Integration is a prerequisite for AI-driven intelligence and performance

Integration is also the foundation for meaningful AI-enabled campaign intelligence. According to DoubleVerify, 91% of marketers say they are using or plan to use third-party AI-powered tools – but without unified systems, those tools are forced to operate on partial, siloed views of performance. Instead, AI needs clean, connected data to generate accurate, actionable insights, and, frankly, to be useful at all.

To extract real value from AI-powered measurement and optimization tools, marketers must first unify their data sources. Data unification creates a complete view across channels and consumer touchpoints, allowing AI to understand how campaigns actually work together, rather than in isolation. Data must be AI-ready. This is where integration delivers its greatest impact so that AI-driven measurement spans the full customer journey.

With integrated data, AI can more accurately assess incrementality, one of the hardest problems in advertising today. Under the current status quo, incrementality testing often exists separately from attribution, producing partial or misleading conclusions. Integrated systems allow AI to evaluate which touchpoints truly drive incremental outcomes versus those that merely appear along the path to conversion.

The result is clearer, more defensible ROI measurement. Instead of competing reports and subjective interpretation, marketers gain authoritative insights grounded in unified data, making performance optimization faster, smarter, and far more credible.

Why integration requires an independent, non-conflicted partner

Building and maintaining a truly integrated marketing hub is a tall order – even for the largest brands. In practice, integration requires partnering with a vendor that can manage an interoperable, cross-platform hub at scale. Just as importantly, that partner cannot also be a DSP.

To work effectively and accountably across a brand’s ecosystem, the integration layer itself must be independent and free of conflicts of interest. A hub tied to media buying or owned inventory inevitably introduces bias, limiting transparency and undermining trust. Independence is what allows integration to serve performance – not platform incentives.

That integrated hub must also be paired with expert customer support. Otherwise, the efficiency gains promised by integration are simply redirected toward internal troubleshooting and system reconciliation. The goal is not to give marketers more technology to manage, but fewer systems to worry about.

What marketers should do now

To move from fragmented insight to real performance intelligence, marketers should take a few concrete steps:

Audit where fragmentation actually exists.

Map how data flows today across DSPs, channels, measurement partners, and internal teams. Identify where reporting conflicts, attribution gaps, or duplicated workflows are undermining confidence in performance.
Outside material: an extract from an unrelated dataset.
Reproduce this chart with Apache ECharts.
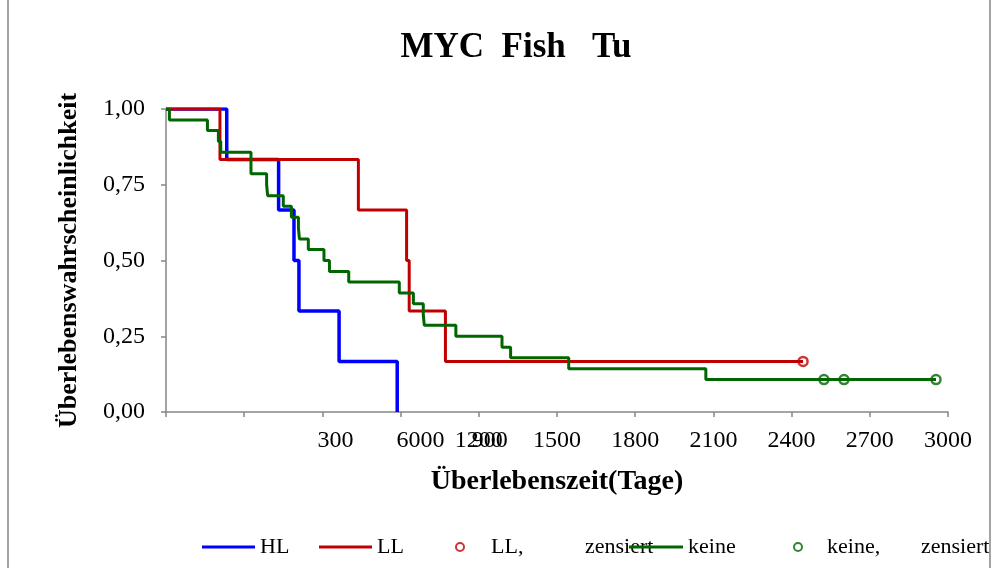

Separate the integration layer from media execution.

Ensure the system unifying data, measurement, and intelligence is independent of media buying incentives. An integrated hub tied to a DSP or owned inventory cannot deliver unbiased, cross-platform visibility.

Demand unified measurement before advanced AI.

AI-driven optimization is only as strong as the data it sees. Before layering on more AI tools, marketers should prioritize unified, AI-ready data that spans channels, touchpoints, and outcomes.

Align measurement to business outcomes, not platform metrics.

Move beyond impressions, clicks, and isolated conversion reporting. Define success in terms of incremental impact on revenue, growth, and efficiency, and ensure measurement systems are designed to support that view.

Reduce tooling, not insight.

Integration should simplify the stack, not add to it. The goal is fewer systems, fewer dashboards, and fewer reconciliations—without sacrificing visibility or control.

The shift is already underway. As budgets tighten and AI becomes table stakes, fragmentation is no longer survivable. Brands that continue to optimize in silos will find it increasingly difficult to defend performance, justify spend, or scale efficiently. Integration is no longer a modernization effort – it’s a performance requirement. The question for marketers is no longer whether to integrate, but how long they can afford to operate without it.